Accordingly, it is clear that your interpretation of the law is wrong and ours is right. The stockholders meeting which took place on November 7, 1994 was clearly a properly called and constituted meeting. As you are well aware, our slate of directors won the election, and your slate lost.

We are well aware, however, of the fact that the opposing side has often stated that it would prefer to scuttle the company altogether rather than to accede to the will of the majority of the stockholders. Mr. Berkowitz, in particular, has directly stated that he is prepared in his own words to "destroy the company" rather than to accept his own removal from the board. In view of the fragile financial condition of the company, we have been extremely concerned about this threat, as well as the threat contained in your letter to bring an action under Corporations Code Section 709 to have our election declared invalid, considering the legal costs and expenses involved, which you will undoubtedly try to charge to the corporation.

It is noteworthy that Mr. Berkowitz and his associates have only a very nominal stake in Ishi Press International. The reason for this is that they voluntarily chose to transfer their financial interest to Ishi International (London). Then, when that company failed shortly thereafter, they suddenly became interested in re-asserting their rights to Ishi Press International.

It is legally clear that Mr. Berkowitz only owns 10,000 shares of Ishi Press International and the 158,000 shares which he claims that he (or you) issued to himself were issued illegally.

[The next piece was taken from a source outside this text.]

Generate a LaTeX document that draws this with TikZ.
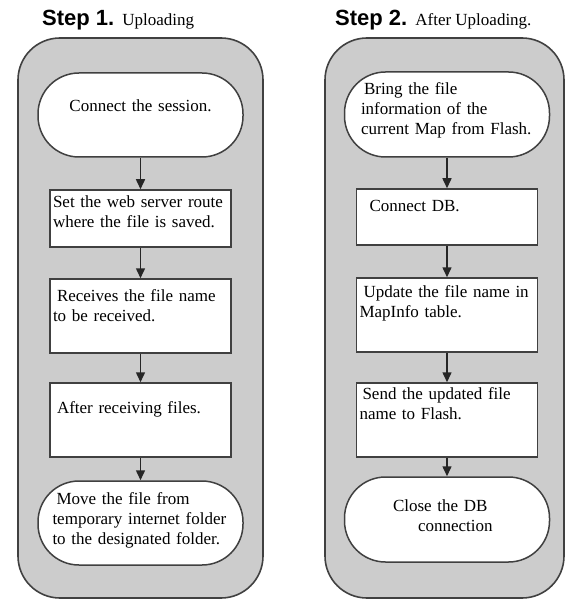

We have been trying for several months to resolve these matters, in recognition of the obvious fact that a full scale court battle will likely result in the decimation of the company. We believe that there has been some superficial improvement in the situation. Nevertheless, we feel that further progress is unlikely, as long as you continue to assert your specious claim that our stockholders election is invalid.